_THE TASK:_ For this exercise, output only the lines between the "Reproduce this chart" line and the "25.5, 24.9]" line, both of them included, and skip all pictures.

[A block of data]
"""
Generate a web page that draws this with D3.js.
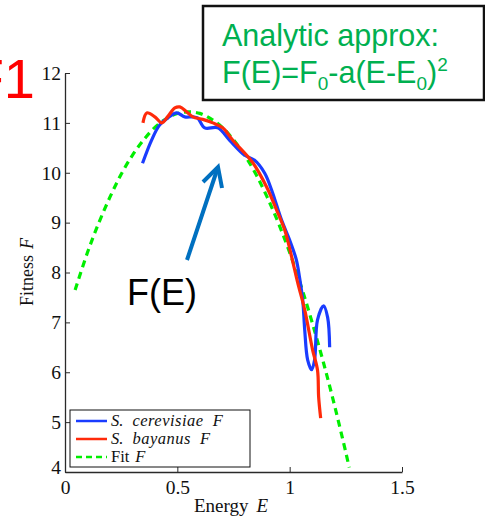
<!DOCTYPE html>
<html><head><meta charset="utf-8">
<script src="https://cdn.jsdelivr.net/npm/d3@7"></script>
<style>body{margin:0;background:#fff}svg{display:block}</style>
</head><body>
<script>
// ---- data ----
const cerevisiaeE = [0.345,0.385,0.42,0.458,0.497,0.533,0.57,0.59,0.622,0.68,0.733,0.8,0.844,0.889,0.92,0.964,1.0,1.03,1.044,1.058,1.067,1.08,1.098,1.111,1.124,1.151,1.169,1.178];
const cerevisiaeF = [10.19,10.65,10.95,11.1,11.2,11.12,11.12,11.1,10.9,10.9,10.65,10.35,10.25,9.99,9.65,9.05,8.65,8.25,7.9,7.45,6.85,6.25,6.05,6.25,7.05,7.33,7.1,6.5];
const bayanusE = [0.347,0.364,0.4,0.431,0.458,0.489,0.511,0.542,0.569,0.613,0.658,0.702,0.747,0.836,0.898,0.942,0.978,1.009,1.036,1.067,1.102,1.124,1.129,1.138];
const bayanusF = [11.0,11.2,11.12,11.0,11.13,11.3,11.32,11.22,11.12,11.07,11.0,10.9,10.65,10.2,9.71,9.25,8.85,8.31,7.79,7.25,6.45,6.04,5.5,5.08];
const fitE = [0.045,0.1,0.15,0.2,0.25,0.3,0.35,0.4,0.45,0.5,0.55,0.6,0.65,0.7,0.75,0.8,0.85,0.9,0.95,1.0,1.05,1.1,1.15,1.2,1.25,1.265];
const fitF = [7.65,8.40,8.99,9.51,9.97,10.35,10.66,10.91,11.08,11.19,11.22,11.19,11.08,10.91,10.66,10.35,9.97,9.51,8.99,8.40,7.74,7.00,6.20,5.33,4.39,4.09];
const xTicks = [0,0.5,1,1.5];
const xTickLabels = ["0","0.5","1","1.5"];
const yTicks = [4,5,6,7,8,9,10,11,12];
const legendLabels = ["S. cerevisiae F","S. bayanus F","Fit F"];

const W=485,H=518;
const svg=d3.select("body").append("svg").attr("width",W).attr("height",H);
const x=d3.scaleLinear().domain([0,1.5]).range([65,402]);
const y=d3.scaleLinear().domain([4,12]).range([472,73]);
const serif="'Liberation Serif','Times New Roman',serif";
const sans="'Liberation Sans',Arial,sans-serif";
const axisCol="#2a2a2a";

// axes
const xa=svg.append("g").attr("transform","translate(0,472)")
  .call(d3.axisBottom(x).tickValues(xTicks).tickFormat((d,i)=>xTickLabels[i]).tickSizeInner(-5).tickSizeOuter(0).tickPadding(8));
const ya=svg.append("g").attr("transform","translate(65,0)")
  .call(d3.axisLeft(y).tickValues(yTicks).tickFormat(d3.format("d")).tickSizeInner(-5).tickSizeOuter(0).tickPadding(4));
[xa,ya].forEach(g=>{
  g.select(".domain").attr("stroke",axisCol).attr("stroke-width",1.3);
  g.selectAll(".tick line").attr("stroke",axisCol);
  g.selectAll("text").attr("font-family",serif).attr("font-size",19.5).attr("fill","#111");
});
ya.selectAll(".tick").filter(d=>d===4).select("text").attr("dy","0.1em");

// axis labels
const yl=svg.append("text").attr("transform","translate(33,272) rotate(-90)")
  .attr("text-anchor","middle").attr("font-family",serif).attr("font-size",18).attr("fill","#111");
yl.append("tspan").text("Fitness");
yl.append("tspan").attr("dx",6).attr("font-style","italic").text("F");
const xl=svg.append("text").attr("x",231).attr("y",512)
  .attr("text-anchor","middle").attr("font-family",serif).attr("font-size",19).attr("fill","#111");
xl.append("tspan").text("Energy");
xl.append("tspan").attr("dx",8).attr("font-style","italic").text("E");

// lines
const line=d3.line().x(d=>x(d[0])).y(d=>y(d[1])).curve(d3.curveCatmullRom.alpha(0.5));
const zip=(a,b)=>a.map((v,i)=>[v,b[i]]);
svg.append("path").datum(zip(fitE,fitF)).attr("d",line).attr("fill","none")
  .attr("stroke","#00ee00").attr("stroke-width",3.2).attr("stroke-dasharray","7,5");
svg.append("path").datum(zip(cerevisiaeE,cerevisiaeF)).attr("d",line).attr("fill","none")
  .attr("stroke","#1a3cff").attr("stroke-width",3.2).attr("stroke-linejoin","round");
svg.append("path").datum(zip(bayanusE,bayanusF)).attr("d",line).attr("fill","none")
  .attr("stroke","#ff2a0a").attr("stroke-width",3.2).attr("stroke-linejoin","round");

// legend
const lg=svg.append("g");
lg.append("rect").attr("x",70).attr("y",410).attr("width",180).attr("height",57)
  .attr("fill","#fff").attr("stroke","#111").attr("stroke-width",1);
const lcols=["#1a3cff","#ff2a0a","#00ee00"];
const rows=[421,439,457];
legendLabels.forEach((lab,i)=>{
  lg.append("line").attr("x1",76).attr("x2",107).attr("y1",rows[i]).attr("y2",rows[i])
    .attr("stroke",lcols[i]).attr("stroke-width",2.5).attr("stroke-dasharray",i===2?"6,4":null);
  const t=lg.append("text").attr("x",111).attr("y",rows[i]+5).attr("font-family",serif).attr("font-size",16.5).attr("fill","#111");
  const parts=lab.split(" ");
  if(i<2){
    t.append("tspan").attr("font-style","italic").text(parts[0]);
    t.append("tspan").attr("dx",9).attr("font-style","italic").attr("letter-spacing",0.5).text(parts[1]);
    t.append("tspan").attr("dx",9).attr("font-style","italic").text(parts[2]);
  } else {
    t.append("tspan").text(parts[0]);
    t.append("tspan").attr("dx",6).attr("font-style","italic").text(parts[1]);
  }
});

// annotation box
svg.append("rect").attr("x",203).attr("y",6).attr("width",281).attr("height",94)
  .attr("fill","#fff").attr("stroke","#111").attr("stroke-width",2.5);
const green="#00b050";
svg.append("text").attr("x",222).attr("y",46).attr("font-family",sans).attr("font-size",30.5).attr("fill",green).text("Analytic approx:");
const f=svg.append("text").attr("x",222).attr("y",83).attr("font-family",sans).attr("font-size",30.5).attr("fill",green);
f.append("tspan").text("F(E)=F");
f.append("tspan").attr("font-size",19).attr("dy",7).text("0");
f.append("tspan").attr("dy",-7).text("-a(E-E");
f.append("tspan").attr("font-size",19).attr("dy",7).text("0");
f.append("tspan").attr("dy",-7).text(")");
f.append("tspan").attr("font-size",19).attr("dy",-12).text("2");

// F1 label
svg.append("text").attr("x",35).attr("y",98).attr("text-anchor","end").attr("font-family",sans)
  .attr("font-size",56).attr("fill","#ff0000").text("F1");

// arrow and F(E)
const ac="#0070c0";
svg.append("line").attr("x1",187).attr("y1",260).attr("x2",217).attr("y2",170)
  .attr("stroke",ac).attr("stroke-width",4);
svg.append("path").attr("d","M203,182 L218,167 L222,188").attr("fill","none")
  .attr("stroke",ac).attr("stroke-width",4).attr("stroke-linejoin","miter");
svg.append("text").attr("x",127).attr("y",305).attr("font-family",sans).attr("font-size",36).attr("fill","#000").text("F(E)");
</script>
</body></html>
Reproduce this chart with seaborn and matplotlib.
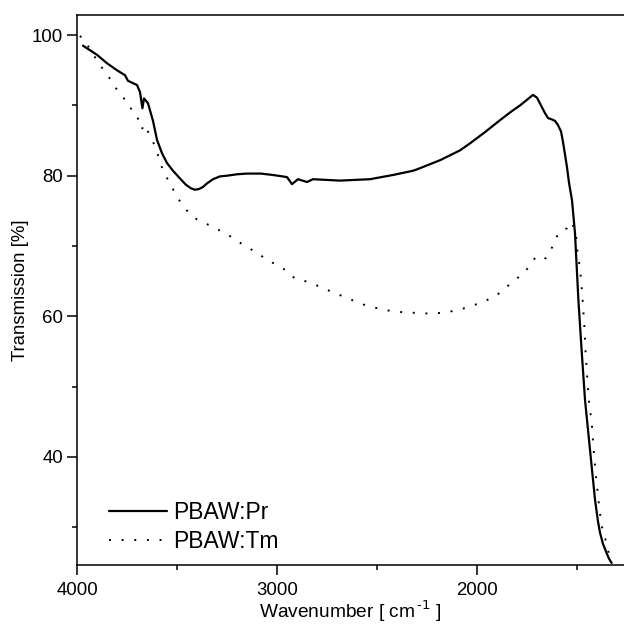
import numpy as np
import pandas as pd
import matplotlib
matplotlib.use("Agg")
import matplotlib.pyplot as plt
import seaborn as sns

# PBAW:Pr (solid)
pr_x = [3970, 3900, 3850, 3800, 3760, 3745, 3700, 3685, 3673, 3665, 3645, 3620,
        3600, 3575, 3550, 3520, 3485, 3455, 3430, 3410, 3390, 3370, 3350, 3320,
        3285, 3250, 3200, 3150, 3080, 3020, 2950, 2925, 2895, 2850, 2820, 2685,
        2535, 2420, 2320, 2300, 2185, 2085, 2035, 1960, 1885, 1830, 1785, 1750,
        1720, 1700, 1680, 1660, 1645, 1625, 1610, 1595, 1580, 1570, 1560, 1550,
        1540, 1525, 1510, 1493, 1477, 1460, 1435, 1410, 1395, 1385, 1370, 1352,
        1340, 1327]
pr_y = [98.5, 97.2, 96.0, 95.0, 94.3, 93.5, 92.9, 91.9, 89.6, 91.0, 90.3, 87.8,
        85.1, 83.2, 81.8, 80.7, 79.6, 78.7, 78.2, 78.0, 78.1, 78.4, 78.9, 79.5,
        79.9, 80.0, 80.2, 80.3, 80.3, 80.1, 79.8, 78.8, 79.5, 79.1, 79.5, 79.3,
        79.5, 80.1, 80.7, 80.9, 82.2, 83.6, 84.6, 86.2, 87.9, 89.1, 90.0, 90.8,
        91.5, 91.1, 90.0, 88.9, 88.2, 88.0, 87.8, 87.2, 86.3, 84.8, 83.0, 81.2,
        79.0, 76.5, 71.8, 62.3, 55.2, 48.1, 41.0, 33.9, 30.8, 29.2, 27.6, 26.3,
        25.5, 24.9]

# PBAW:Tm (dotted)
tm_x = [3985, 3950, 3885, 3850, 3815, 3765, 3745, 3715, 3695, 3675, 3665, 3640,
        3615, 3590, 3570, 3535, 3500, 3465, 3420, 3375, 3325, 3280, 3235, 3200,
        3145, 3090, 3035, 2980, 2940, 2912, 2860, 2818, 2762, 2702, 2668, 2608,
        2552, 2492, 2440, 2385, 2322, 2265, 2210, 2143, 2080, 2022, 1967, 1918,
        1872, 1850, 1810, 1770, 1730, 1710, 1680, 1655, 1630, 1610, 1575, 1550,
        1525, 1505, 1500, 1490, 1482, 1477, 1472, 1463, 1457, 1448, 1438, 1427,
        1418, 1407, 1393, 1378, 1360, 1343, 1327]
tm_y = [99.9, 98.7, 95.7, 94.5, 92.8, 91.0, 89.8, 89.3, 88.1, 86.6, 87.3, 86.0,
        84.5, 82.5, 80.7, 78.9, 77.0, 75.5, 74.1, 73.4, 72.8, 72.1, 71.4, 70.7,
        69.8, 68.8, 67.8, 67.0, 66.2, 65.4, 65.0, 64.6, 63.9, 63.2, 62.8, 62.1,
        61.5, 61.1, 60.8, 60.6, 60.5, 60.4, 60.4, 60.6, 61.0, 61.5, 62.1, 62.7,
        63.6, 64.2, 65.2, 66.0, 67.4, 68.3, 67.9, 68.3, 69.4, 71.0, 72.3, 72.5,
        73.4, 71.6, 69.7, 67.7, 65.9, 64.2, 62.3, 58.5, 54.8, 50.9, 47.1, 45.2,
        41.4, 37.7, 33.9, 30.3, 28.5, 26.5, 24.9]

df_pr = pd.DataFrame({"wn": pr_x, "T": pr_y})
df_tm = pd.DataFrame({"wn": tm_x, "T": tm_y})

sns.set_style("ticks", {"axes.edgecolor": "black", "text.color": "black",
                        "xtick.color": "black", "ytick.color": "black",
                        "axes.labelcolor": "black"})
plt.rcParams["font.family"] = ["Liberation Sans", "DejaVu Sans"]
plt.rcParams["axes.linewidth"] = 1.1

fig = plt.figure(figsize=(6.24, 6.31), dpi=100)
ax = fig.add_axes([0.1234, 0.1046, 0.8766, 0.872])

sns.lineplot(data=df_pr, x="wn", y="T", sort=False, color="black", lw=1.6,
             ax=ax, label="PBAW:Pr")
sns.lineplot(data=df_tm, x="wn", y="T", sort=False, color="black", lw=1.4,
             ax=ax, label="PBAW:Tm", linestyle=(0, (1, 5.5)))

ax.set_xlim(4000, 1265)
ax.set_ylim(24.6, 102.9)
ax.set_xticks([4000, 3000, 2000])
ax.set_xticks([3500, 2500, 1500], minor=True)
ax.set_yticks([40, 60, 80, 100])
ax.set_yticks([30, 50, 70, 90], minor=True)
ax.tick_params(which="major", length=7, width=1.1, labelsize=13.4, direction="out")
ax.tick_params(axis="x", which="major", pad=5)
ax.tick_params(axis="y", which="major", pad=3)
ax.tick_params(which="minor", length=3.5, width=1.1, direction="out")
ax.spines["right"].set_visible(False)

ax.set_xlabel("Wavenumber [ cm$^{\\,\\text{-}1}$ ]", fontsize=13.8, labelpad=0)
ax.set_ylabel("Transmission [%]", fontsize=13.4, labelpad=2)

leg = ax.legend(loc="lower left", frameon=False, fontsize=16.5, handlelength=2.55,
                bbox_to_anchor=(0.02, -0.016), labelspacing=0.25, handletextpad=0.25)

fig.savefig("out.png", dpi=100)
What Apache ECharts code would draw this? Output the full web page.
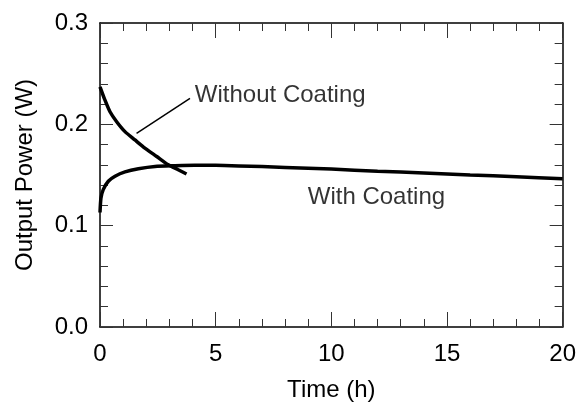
"""
_PROBLEM SOLUTION:_
Reproduce this chart with seaborn and matplotlib.
import numpy as np
import pandas as pd
import matplotlib
matplotlib.use("Agg")
import matplotlib.pyplot as plt
import seaborn as sns

# PBAW:Pr (solid)
pr_x = [3970, 3900, 3850, 3800, 3760, 3745, 3700, 3685, 3673, 3665, 3645, 3620,
        3600, 3575, 3550, 3520, 3485, 3455, 3430, 3410, 3390, 3370, 3350, 3320,
        3285, 3250, 3200, 3150, 3080, 3020, 2950, 2925, 2895, 2850, 2820, 2685,
        2535, 2420, 2320, 2300, 2185, 2085, 2035, 1960, 1885, 1830, 1785, 1750,
        1720, 1700, 1680, 1660, 1645, 1625, 1610, 1595, 1580, 1570, 1560, 1550,
        1540, 1525, 1510, 1493, 1477, 1460, 1435, 1410, 1395, 1385, 1370, 1352,
        1340, 1327]
pr_y = [98.5, 97.2, 96.0, 95.0, 94.3, 93.5, 92.9, 91.9, 89.6, 91.0, 90.3, 87.8,
        85.1, 83.2, 81.8, 80.7, 79.6, 78.7, 78.2, 78.0, 78.1, 78.4, 78.9, 79.5,
        79.9, 80.0, 80.2, 80.3, 80.3, 80.1, 79.8, 78.8, 79.5, 79.1, 79.5, 79.3,
        79.5, 80.1, 80.7, 80.9, 82.2, 83.6, 84.6, 86.2, 87.9, 89.1, 90.0, 90.8,
        91.5, 91.1, 90.0, 88.9, 88.2, 88.0, 87.8, 87.2, 86.3, 84.8, 83.0, 81.2,
        79.0, 76.5, 71.8, 62.3, 55.2, 48.1, 41.0, 33.9, 30.8, 29.2, 27.6, 26.3,
        25.5, 24.9]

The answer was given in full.